### WHAT YOU SHOULD DO
Skip any picture you find and retype all the remaining lines exactly.

### DATA SECTION
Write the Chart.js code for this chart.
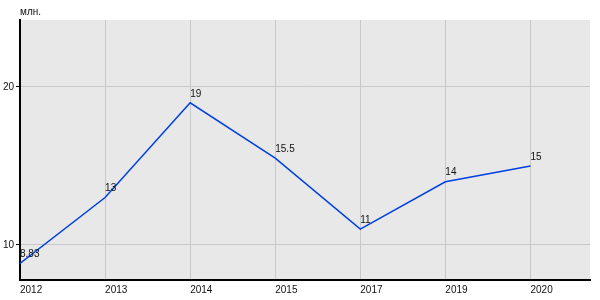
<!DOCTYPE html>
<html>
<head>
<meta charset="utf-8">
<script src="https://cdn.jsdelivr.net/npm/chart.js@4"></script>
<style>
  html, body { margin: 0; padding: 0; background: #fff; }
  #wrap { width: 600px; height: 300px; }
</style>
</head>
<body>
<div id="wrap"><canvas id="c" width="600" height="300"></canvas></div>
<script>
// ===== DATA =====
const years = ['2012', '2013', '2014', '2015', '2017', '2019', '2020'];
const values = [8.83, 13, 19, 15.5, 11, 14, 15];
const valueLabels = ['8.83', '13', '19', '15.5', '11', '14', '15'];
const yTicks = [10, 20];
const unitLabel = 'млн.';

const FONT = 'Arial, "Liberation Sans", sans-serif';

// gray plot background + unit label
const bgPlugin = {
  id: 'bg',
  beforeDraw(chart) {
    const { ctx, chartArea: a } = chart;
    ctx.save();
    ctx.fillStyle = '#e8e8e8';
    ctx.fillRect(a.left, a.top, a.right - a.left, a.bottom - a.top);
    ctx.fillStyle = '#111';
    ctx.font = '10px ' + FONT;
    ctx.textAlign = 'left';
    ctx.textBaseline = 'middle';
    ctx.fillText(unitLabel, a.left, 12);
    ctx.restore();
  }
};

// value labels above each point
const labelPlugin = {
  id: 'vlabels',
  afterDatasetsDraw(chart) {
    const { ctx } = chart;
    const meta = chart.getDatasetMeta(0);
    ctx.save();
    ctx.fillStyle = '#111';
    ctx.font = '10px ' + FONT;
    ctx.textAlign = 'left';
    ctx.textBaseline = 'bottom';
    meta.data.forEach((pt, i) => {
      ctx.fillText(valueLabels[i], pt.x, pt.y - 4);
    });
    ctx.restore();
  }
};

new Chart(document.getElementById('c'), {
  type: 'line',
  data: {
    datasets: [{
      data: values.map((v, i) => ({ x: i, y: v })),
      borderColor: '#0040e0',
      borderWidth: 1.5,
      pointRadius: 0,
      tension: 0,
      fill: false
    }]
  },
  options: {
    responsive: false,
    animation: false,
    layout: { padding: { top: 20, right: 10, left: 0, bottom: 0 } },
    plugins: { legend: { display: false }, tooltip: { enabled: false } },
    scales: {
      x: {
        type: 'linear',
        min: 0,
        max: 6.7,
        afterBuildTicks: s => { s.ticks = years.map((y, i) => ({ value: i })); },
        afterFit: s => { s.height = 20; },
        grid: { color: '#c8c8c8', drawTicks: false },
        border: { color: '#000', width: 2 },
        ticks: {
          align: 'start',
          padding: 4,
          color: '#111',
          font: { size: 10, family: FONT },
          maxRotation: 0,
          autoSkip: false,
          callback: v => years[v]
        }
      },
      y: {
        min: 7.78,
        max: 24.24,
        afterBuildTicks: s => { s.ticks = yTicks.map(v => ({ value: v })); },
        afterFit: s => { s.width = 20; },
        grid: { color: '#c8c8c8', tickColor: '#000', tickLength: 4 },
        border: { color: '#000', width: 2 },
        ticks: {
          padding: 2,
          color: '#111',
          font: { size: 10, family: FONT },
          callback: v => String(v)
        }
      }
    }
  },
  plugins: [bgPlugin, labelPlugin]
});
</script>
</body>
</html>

### RESULT OF THE EXERCISE
Write the Chart.js code for this chart.
<!DOCTYPE html>
<html>
<head>
<meta charset="utf-8">
<script src="https://cdn.jsdelivr.net/npm/chart.js@4"></script>
<style>
  html, body { margin: 0; padding: 0; background: #fff; }
  #wrap { width: 600px; height: 300px; }
</style>
</head>
<body>
<div id="wrap"><canvas id="c" width="600" height="300"></canvas></div>
<script>
// ===== DATA =====
const years = ['2012', '2013', '2014', '2015', '2017', '2019', '2020'];
const values = [8.83, 13, 19, 15.5, 11, 14, 15];
const valueLabels = ['8.83', '13', '19', '15.5', '11', '14', '15'];
const yTicks = [10, 20];
const unitLabel = 'млн.';

const FONT = 'Arial, "Liberation Sans", sans-serif';

// gray plot background + unit label
const bgPlugin = {
  id: 'bg',
  beforeDraw(chart) {
    const { ctx, chartArea: a } = chart;
    ctx.save();
    ctx.fillStyle = '#e8e8e8';
    ctx.fillRect(a.left, a.top, a.right - a.left, a.bottom - a.top);
    ctx.fillStyle = '#111';
    ctx.font = '10px ' + FONT;
    ctx.textAlign = 'left';
    ctx.textBaseline = 'middle';
    ctx.fillText(unitLabel, a.left, 12);
    ctx.restore();
  }
};

// value labels above each point
const labelPlugin = {
  id: 'vlabels',
  afterDatasetsDraw(chart) {
    const { ctx } = chart;
    const meta = chart.getDatasetMeta(0);
    ctx.save();
    ctx.fillStyle = '#111';
    ctx.font = '10px ' + FONT;
    ctx.textAlign = 'left';
    ctx.textBaseline = 'bottom';
    meta.data.forEach((pt, i) => {
      ctx.fillText(valueLabels[i], pt.x, pt.y - 4);
    });
    ctx.restore();
  }
};

new Chart(document.getElementById('c'), {
  type: 'line',
  data: {
    datasets: [{
      data: values.map((v, i) => ({ x: i, y: v })),
      borderColor: '#0040e0',
      borderWidth: 1.5,
      pointRadius: 0,
      tension: 0,
      fill: false
    }]
  },
  options: {
    responsive: false,
    animation: false,
    layout: { padding: { top: 20, right: 10, left: 0, bottom: 0 } },
    plugins: { legend: { display: false }, tooltip: { enabled: false } },
    scales: {
      x: {
        type: 'linear',
        min: 0,
        max: 6.7,
        afterBuildTicks: s => { s.ticks = years.map((y, i) => ({ value: i })); },
        afterFit: s => { s.height = 20; },
        grid: { color: '#c8c8c8', drawTicks: false },
        border: { color: '#000', width: 2 },
        ticks: {
          align: 'start',
          padding: 4,
          color: '#111',
          font: { size: 10, family: FONT },
          maxRotation: 0,
          autoSkip: false,
          callback: v => years[v]
        }
      },
      y: {
        min: 7.78,
        max: 24.24,
        afterBuildTicks: s => { s.ticks = yTicks.map(v => ({ value: v })); },
        afterFit: s => { s.width = 20; },
        grid: { color: '#c8c8c8', tickColor: '#000', tickLength: 4 },
        border: { color: '#000', width: 2 },
        ticks: {
          padding: 2,
          color: '#111',
          font: { size: 10, family: FONT },
          callback: v => String(v)
        }
      }
    }
  },
  plugins: [bgPlugin, labelPlugin]
});
</script>
</body>
</html>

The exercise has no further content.